Wednesday 23 May 2018
Bad News Barely Burried
It was back in September 2001, the time of the devastating terrorist attack on the World Trade Center in New York, that Jo Moore, a young advisor to our then Labour government recommended to her boss that this was " a good time to bury bad news." She was eventually forced to resign.
In due course I'm sure the same fate will fall on our Prime Minister Theresa May, though probably not just yet, since her rivals need her to stay in office so that she and not they take the blame for the Brexit shambles.
Last weekend, then much of the UK (and, apparently, considerable chunks of the rest of the world) were fully absorbed in the minutiae of the royal wedding, Mrs May chose to announce the appointment of a further 13 members of the House of Lords.
Question 1. Why does the House of Lords need a further 13 members? It already has over 800 members, each receiving £300 a day (tax free, I think) for signing in - they don't actually have to say anything, or even remain to sit and listen.
Question 2. In October 2017 the Lord Speaker's Committee recommended that for every one new member in, two should have left, by dying or retiring from active participation, so that the membership is gradually reduced to 600, which will then be regarded as a ceiling. Which 26 former members have left to make way for the new 13?

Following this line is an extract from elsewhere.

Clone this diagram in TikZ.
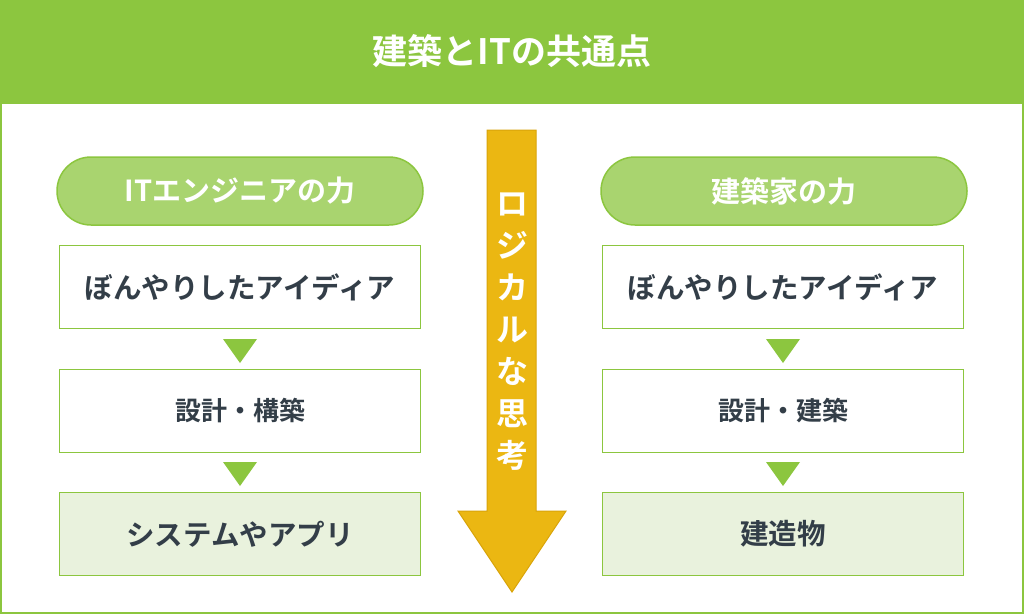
\documentclass[tikz,border=0pt]{standalone}
\usepackage{fontspec}
\newfontfamily\jp{Noto Sans CJK JP Bold}
\definecolor{gr}{HTML}{8CC63F}
\definecolor{lgr}{HTML}{A9D46F}
\definecolor{pale}{HTML}{E9F2DD}
\definecolor{txt}{HTML}{333E48}
\definecolor{ye}{HTML}{EBB712}
\definecolor{yed}{HTML}{D9A40A}
\begin{document}
\begin{tikzpicture}[x=1pt,y=-1pt,
  pill/.style={draw=gr,line width=1.5pt,fill=lgr,rounded corners=34pt,minimum width=366pt,minimum height=68pt,text=white,font=\jp\fontsize{29}{33}\selectfont},
  box/.style={draw=gr,line width=1.2pt,fill=white,minimum width=361pt,minimum height=83pt,text=txt,font=\jp\fontsize{28.5}{33}\selectfont},
  small/.style={font=\jp\fontsize{26}{30}\selectfont},
  tri/.style={fill=gr}]
\useasboundingbox (0,0) rectangle (1024,614);
\fill[white] (0,0) rectangle (1024,614);
\draw[gr,line width=2pt] (1,103) rectangle (1023,613);
\fill[gr] (0,0) rectangle (1024,103);
\node[text=white,font=\jp\fontsize{35}{40}\selectfont] (title) at (512,51) {建築とITの共通点};
% arrow
\draw[yed,fill=ye,line width=1pt] (487,130) -- (536,130) -- (536,511) -- (566,511) -- (512,592) -- (458,511) -- (487,511) -- cycle;
\node[text=white,font=\jp\fontsize{32}{42}\selectfont,align=center] (arr) at (512,332) {ロ\\ジ\\カ\\ル\\な\\思\\考};
% left
\node[pill] (lp) at (240,191) {ITエンジニアの力};
\node[box] (l1) at (240,287) {ぼんやりしたアイディア};
\node[box,small] (l2) at (240,411) {設計・構築};
\node[box,fill=pale] (l3) at (240,534) {システムやアプリ};
\node[box,fill=pale] (r3) at (783,534) {建造物};
\node[pill] (rp) at (784,191) {建築家の力};
\node[box] (r1) at (783,287) {ぼんやりしたアイディア};
\node[box,small] (r2) at (783,411) {設計・建築};
\foreach \x/\y in {240/339,240/462,783/339,783/462}
  \fill[gr] (\x-17,\y) -- (\x+17,\y) -- (\x,\y+24) -- cycle;
\end{tikzpicture}
\end{document}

Question 3. The same Lord Speaker's Committee recommended that: "Political appointments should be shared between the parties in line with the result of the previous general election." Given that in the last election Labour and the Tories were neck and neck, how does Mrs May justify nine new Tories but only three new Labour peers. And how can she possibly justify another one for the DUP, the party of the late Ian Paisley, the epitome of neanderthal intransigence?
Of course, Mrs May is not interested in reason or logic.
In the past few weeks the House of Lords has defeated no less than 15 measures in the government's Brexit Bill. So Mrs May shamelessly uses her outdated prerogative powers in a desperate attempt to reduce the likelihood of future defeats. Power rather than principle is, as always, the Tories' guiding light.
Given the absorption of the media in Meghan Markle's wedding dress, the well behaved bridesmaids and pageboys, Mrs Doria Ragland's dignified demeanour, and the splendid (though long) sermon by Bishop Michael Curry, these issues have escaped serious comment.
Way back in the 1950s, when I began the academic study of British politics, the lecturer on the British constitution was a Mr Chekanovski (I may have spelt that wrongly - it's a long time ago). When discussion the all-important "conventions of the constitution" he laid great stress on "The British sense of fair play."
I wonder what he would say now.
The Tories are interested in power, not fair play The Lords is used as a football, kicked around by all parties. It should ONLY be filled by people who have had life skills that can benefit all of us, therefore NOT political appointments.
ReplyDeleteIn 2012 the Liberal Democrats in the coalition government put forward a bill to make the House of Lords mostly elected. We thought we had the support of the Tories (in retrospect, very naive) but they opposed it and the Labour Party just sat on their hands by refusing to vote for the time to debate it.